Consequences of that contract:
- If a provider fails to load, every mod that *requires* one of its services is disabled too, with an error naming the provider. Optional imports of a failed provider simply resolve to `NULL`.
- Mods whose **required** imports form a cycle all fail to load. If the cycle runs through an **optional** import, the loader breaks it there: the optional import still resolves, but its provider may not be initialized yet when you run.
- `svc_host->get_service(...)` is outside this system.
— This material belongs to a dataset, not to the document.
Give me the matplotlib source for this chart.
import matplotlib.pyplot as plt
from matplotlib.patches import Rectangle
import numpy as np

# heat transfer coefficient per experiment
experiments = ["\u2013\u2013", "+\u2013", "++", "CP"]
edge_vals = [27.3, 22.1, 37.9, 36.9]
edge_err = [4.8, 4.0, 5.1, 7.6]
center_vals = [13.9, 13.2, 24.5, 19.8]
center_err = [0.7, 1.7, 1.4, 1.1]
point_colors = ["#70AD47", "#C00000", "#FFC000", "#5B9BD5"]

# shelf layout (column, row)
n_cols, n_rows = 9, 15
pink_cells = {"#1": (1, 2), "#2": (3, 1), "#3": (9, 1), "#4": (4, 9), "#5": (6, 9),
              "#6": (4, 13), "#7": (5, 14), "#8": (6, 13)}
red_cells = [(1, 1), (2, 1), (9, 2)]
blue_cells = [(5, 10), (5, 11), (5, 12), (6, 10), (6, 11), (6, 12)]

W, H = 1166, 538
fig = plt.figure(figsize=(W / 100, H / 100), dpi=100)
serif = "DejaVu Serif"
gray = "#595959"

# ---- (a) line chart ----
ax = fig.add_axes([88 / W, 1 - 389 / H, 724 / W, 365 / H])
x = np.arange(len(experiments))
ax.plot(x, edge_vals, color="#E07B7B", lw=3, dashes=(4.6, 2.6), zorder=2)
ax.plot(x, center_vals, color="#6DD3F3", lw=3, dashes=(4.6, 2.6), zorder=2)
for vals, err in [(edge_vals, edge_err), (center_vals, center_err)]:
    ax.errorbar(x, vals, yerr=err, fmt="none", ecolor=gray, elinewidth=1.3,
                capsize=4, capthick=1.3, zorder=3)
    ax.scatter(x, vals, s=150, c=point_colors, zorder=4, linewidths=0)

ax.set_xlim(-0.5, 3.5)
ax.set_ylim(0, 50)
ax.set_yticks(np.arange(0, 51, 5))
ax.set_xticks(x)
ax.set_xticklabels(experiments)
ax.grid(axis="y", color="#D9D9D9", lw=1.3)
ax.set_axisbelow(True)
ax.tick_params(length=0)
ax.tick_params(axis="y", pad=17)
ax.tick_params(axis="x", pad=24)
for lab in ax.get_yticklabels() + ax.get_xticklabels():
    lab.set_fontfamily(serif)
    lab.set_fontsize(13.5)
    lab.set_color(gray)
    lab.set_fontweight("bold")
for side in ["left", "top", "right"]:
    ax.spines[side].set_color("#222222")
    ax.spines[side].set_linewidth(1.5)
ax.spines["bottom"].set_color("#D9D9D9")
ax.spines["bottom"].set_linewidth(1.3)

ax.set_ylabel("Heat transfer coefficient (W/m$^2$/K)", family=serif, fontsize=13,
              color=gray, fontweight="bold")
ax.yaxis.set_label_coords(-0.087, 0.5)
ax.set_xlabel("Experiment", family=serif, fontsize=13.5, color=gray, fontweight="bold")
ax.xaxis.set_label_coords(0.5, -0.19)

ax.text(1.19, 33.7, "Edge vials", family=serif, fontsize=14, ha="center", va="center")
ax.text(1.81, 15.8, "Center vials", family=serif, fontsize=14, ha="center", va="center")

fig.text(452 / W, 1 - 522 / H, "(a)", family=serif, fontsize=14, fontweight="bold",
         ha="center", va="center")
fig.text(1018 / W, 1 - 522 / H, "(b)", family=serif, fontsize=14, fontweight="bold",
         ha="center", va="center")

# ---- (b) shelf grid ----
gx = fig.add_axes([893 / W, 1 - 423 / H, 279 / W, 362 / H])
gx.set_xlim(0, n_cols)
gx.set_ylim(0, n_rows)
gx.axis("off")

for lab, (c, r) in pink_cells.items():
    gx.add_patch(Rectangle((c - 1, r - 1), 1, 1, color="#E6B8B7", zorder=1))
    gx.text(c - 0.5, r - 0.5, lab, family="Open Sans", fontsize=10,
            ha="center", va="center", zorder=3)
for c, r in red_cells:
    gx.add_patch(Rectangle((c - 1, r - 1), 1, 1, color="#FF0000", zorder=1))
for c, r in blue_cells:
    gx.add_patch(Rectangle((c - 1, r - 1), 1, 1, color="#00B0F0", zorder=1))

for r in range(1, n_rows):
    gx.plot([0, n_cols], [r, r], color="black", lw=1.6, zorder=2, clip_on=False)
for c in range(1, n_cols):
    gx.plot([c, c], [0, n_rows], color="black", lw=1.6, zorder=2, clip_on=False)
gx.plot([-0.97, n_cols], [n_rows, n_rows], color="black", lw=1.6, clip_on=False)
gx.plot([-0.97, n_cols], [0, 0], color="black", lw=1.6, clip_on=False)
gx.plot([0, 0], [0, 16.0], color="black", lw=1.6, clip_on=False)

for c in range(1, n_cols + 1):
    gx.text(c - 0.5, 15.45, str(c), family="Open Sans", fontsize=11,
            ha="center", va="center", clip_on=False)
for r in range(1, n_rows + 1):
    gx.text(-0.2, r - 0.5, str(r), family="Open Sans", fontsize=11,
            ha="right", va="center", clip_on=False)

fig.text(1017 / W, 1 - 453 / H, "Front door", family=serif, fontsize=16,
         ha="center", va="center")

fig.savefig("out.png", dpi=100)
It sees whatever is published at call time and gives no initialization-order guarantee, which also makes it the escape hatch for intentionally cyclic designs.
Mods shut down in reverse initialization order, so services you import remain safe to call from `mod_shutdown`.
Rules for providers:
- Service IDs are global and use reverse-DNS names (e.g. `com.mydomain.mod.service`)
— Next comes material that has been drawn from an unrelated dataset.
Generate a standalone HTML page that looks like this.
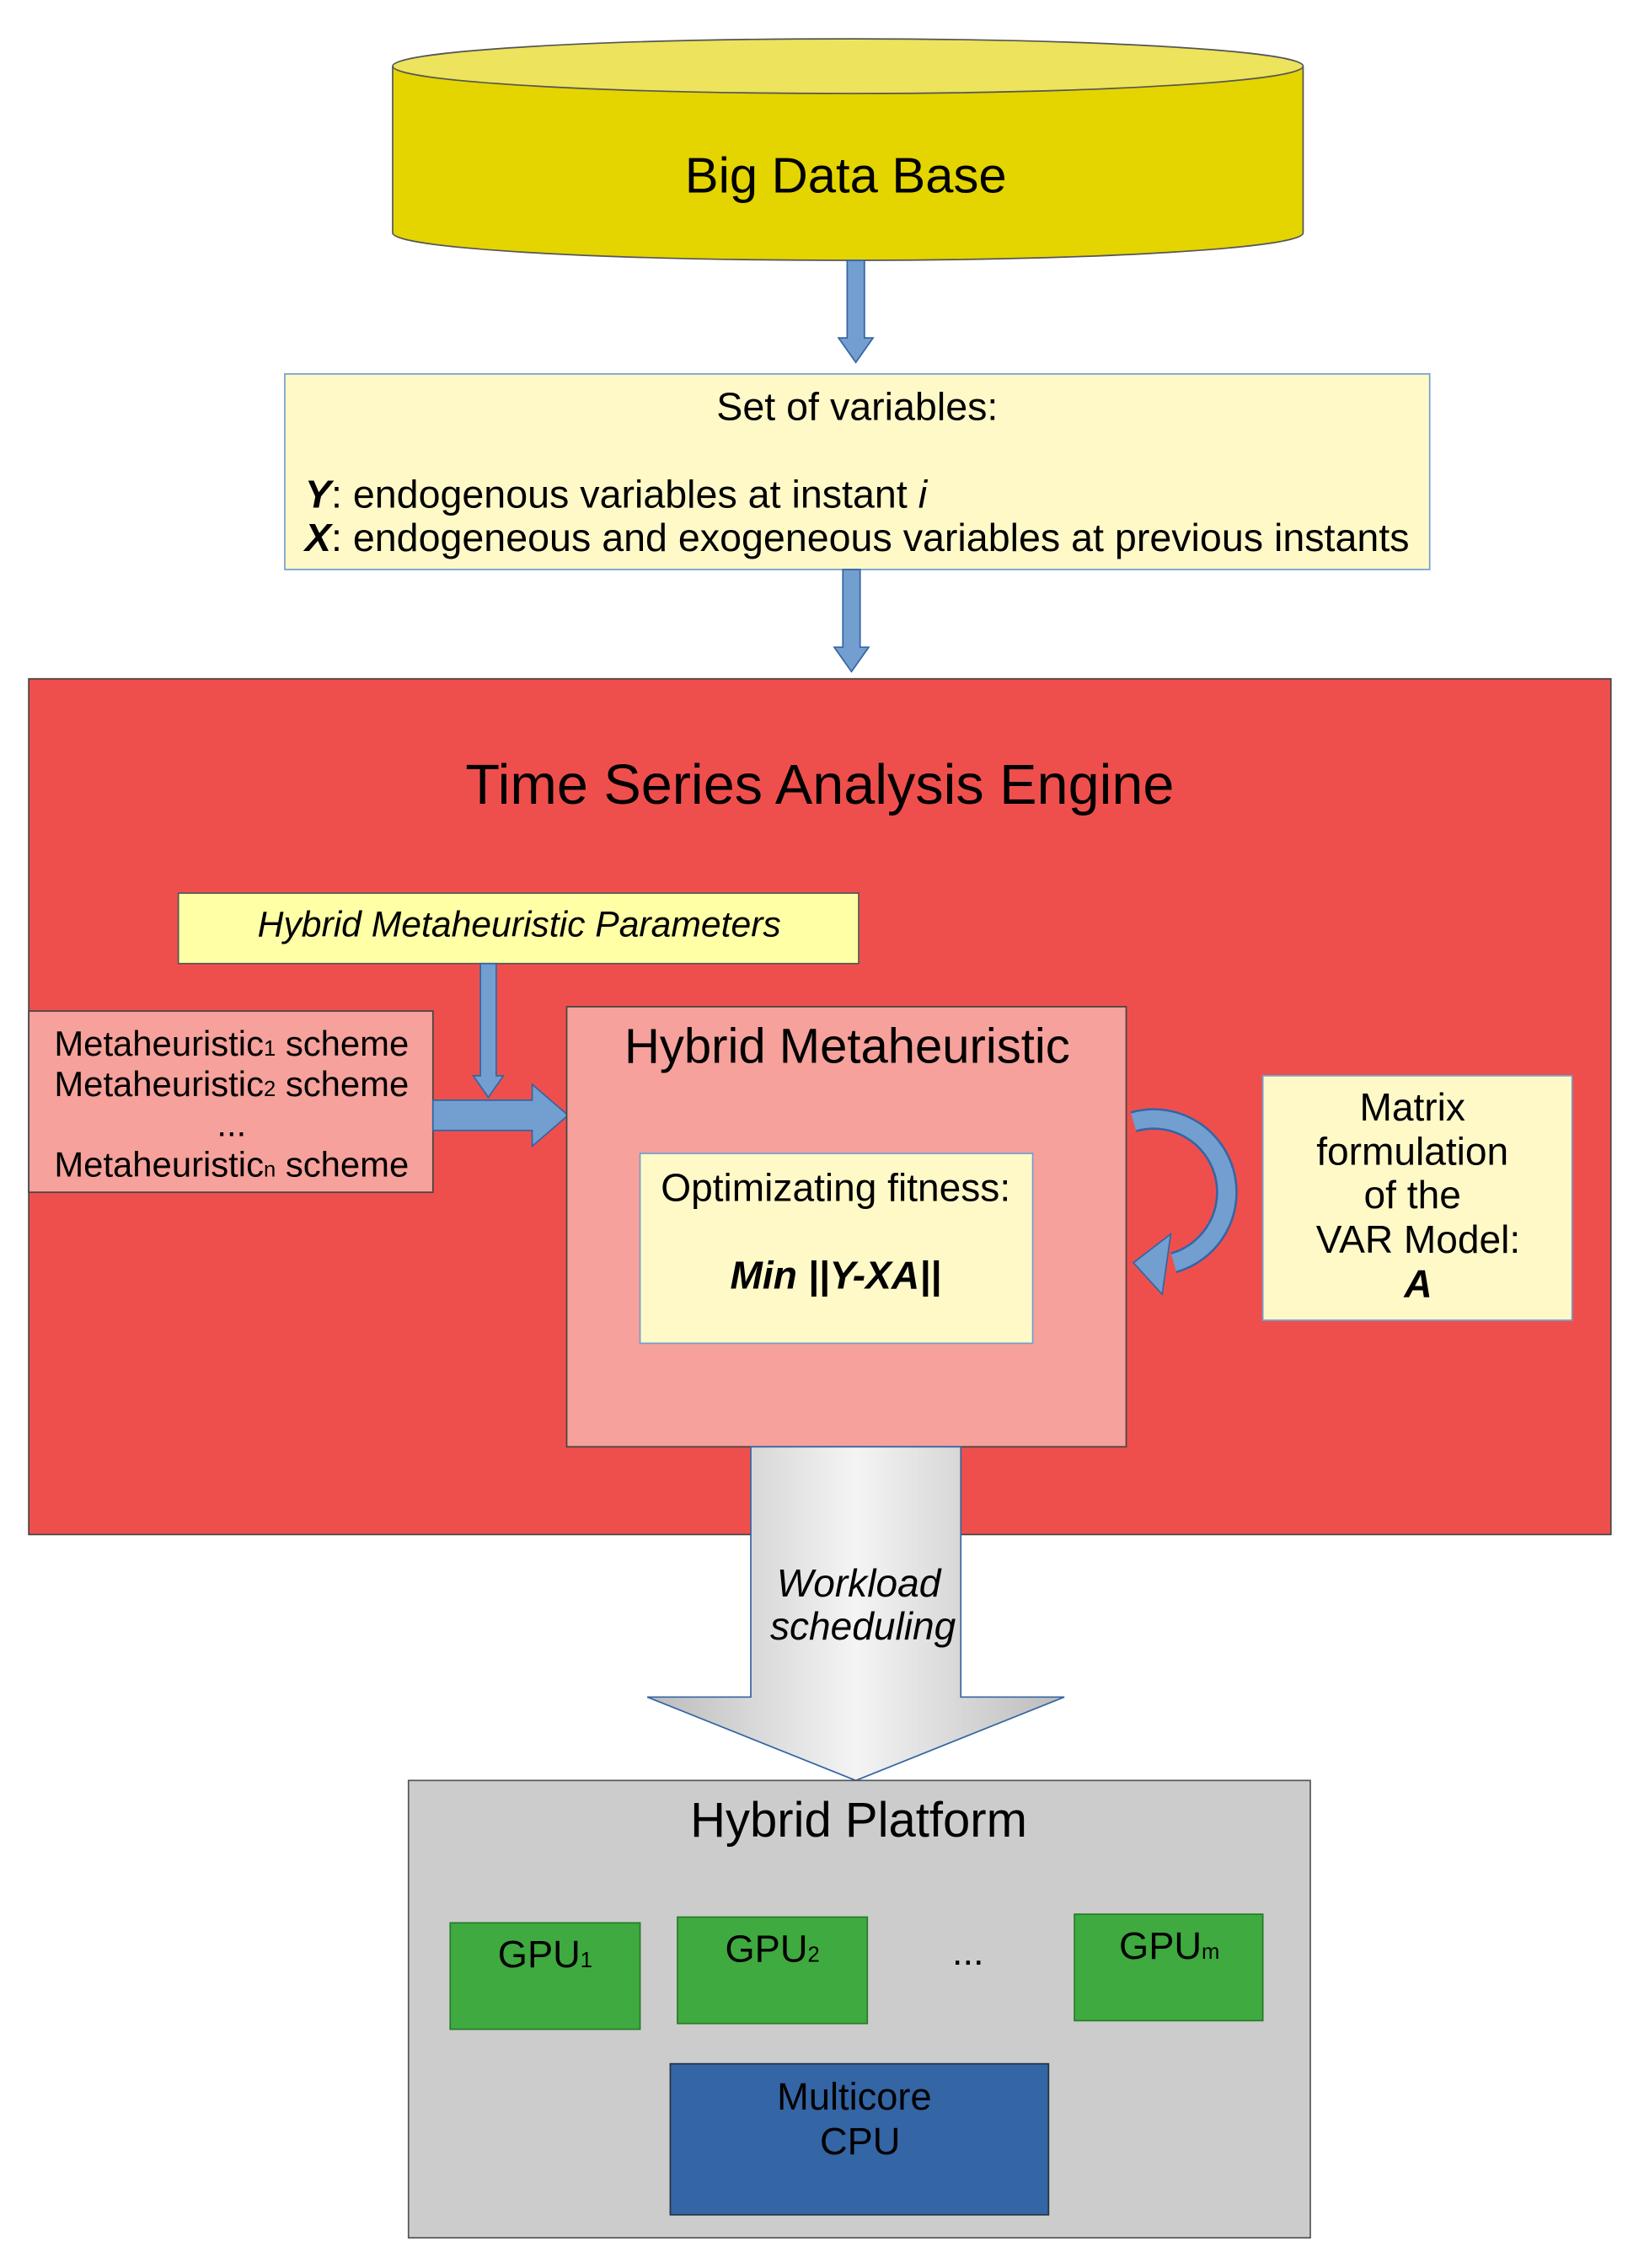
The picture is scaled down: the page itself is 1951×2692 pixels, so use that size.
<!DOCTYPE html>
<html><head><meta charset="utf-8"><style>html,body{margin:0;padding:0;background:#fff}svg{display:block}text{font-family:"Liberation Sans",sans-serif}</style></head><body>
<svg width="1951" height="2692" viewBox="0 0 1143 1577" preserveAspectRatio="none" xmlns="http://www.w3.org/2000/svg">
<defs>
<linearGradient id="g" x1="0" x2="1" y1="0" y2="0"><stop offset="0" stop-color="#bbbbbb"/><stop offset="0.5" stop-color="#f4f4f4"/><stop offset="1" stop-color="#bbbbbb"/></linearGradient>
</defs>
<path d="M273,46 L273,162 A316.5,19 0 0 0 906,162 L906,46" fill="#e4d400" stroke="#555" stroke-width="1"/>
<ellipse cx="589.5" cy="46" rx="316.5" ry="19" fill="#ede35c" stroke="#555" stroke-width="1"/>
<text x="588" y="134" font-size="35" text-anchor="middle">Big Data Base</text>
<path d="M589,181 L601,181 L601,235 L607,235 L595,252 L583,235 L589,235 Z" fill="#729fcf" stroke="#3465a4" stroke-width="1"/>
<rect x="198" y="260" width="796" height="136" fill="#fff9c8" stroke="#729fcf"/>
<text x="596" y="292" font-size="27.3" text-anchor="middle">Set of variables:</text>
<text x="212" y="353" font-size="27.3"><tspan font-weight="bold" font-style="italic">Y</tspan>: endogenous variables at instant <tspan font-style="italic">i</tspan></text>
<text x="212" y="383" font-size="27.3"><tspan font-weight="bold" font-style="italic">X</tspan>: endogeneous and exogeneous variables at previous instants</text>
<path d="M586,396 L598,396 L598,450 L604,450 L592,467 L580,450 L586,450 Z" fill="#729fcf" stroke="#3465a4" stroke-width="1"/>
<rect x="20" y="472" width="1100" height="595" fill="#ef4f4c" stroke="#444"/>
<text x="570" y="559" font-size="39" text-anchor="middle">Time Series Analysis Engine</text>
<rect x="124" y="621" width="473" height="49" fill="#ffffa6" stroke="#555"/>
<text x="361" y="651" font-size="25" font-style="italic" text-anchor="middle">Hybrid Metaheuristic Parameters</text>
<rect x="20" y="703" width="281" height="126" fill="#f6a19b" stroke="#444"/>
<g font-size="24.5" text-anchor="middle">
<text x="161" y="734">Metaheuristic<tspan font-size="15">1</tspan> scheme</text>
<text x="161" y="762">Metaheuristic<tspan font-size="15">2</tspan> scheme</text>
<text x="161" y="790">...</text>
<text x="161" y="818">Metaheuristic<tspan font-size="15">n</tspan> scheme</text>
</g>
<path d="M334,670 L345,670 L345,748 L350,748 L339.5,763 L329,748 L334,748 Z" fill="#729fcf" stroke="#3465a4"/>
<path d="M301,765 L370,765 L370,754 L395,775.5 L370,797 L370,786 L301,786 Z" fill="#729fcf" stroke="#3465a4"/>
<rect x="394" y="700" width="389" height="306" fill="#f6a19b" stroke="#444"/>
<text x="589" y="739" font-size="34" text-anchor="middle">Hybrid Metaheuristic</text>
<rect x="445" y="802" width="273" height="132" fill="#fff9c8" stroke="#729fcf"/>
<text x="581" y="835" font-size="27" text-anchor="middle">Optimizating fitness:</text>
<text x="581" y="896" font-size="27" font-weight="bold" font-style="italic" text-anchor="middle">Min ||Y-XA||</text>
<path d="M788,780 A50,50 0 1 1 816,878" fill="none" stroke="#3465a4" stroke-width="15"/>
<path d="M788,780 A50,50 0 1 1 816,878" fill="none" stroke="#729fcf" stroke-width="12"/>
<path d="M814,858 L788,878 L808,900 Z" fill="#729fcf" stroke="#3465a4"/>
<rect x="878" y="748" width="215" height="170" fill="#fff9c8" stroke="#729fcf"/>
<g font-size="27" text-anchor="middle">
<text x="982" y="779">Matrix</text>
<text x="982" y="810">formulation</text>
<text x="982" y="840">of the</text>
<text x="986" y="871">VAR Model:</text>
<text x="986" y="902" font-weight="bold" font-style="italic">A</text>
</g>
<path d="M522,1006 L668,1006 L668,1180 L740,1180 L595,1238 L450,1180 L522,1180 Z" fill="url(#g)" stroke="#3465a4" stroke-width="1"/>
<text x="597" y="1110" font-size="27" font-style="italic" text-anchor="middle">Workload</text>
<text x="600" y="1140" font-size="27" font-style="italic" text-anchor="middle">scheduling</text>
<rect x="284" y="1238" width="627" height="318" fill="#cccccc" stroke="#555"/>
<text x="597" y="1277" font-size="34" text-anchor="middle">Hybrid Platform</text>
<rect x="313" y="1337" width="132" height="74" fill="#3faa3f" stroke="#2a7a2a"/>
<text x="379" y="1368" font-size="26.5" text-anchor="middle">GPU<tspan font-size="15">1</tspan></text>
<rect x="471" y="1333" width="132" height="74" fill="#3faa3f" stroke="#2a7a2a"/>
<text x="537" y="1364" font-size="26.5" text-anchor="middle">GPU<tspan font-size="15">2</tspan></text>
<text x="673" y="1366" font-size="26.5" text-anchor="middle">...</text>
<rect x="747" y="1331" width="131" height="74" fill="#3faa3f" stroke="#2a7a2a"/>
<text x="813" y="1362" font-size="26.5" text-anchor="middle">GPU<tspan font-size="15">m</tspan></text>
<rect x="466" y="1435" width="263" height="105" fill="#3465a4" stroke="#234"/>
<text x="594" y="1467" font-size="26.5" text-anchor="middle">Multicore</text>
<text x="598" y="1498" font-size="26.5" text-anchor="middle">CPU</text>
</svg>
</body></html>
- Every function pointer covered by your declared minor version must be populated.
- Within a major version, only append fields; never reorder, remove, or repurpose them. Breaking changes require a major bump (which is, in effect, a new service).
- Only one provider per `(id, major)` pair may be registered; duplicates are load errors.
For services whose construction can't happen at static-init time, declare the export with `EXPORT_DEFERRED_SERVICE(...)` and publish the pointer later via `svc_host->publish_service(...)`. Consumers can fetch services dynamically with `svc_host->get_service(...)`; prefer manifest imports whenever possible, since they give the loader dependency information and fail fast with good errors.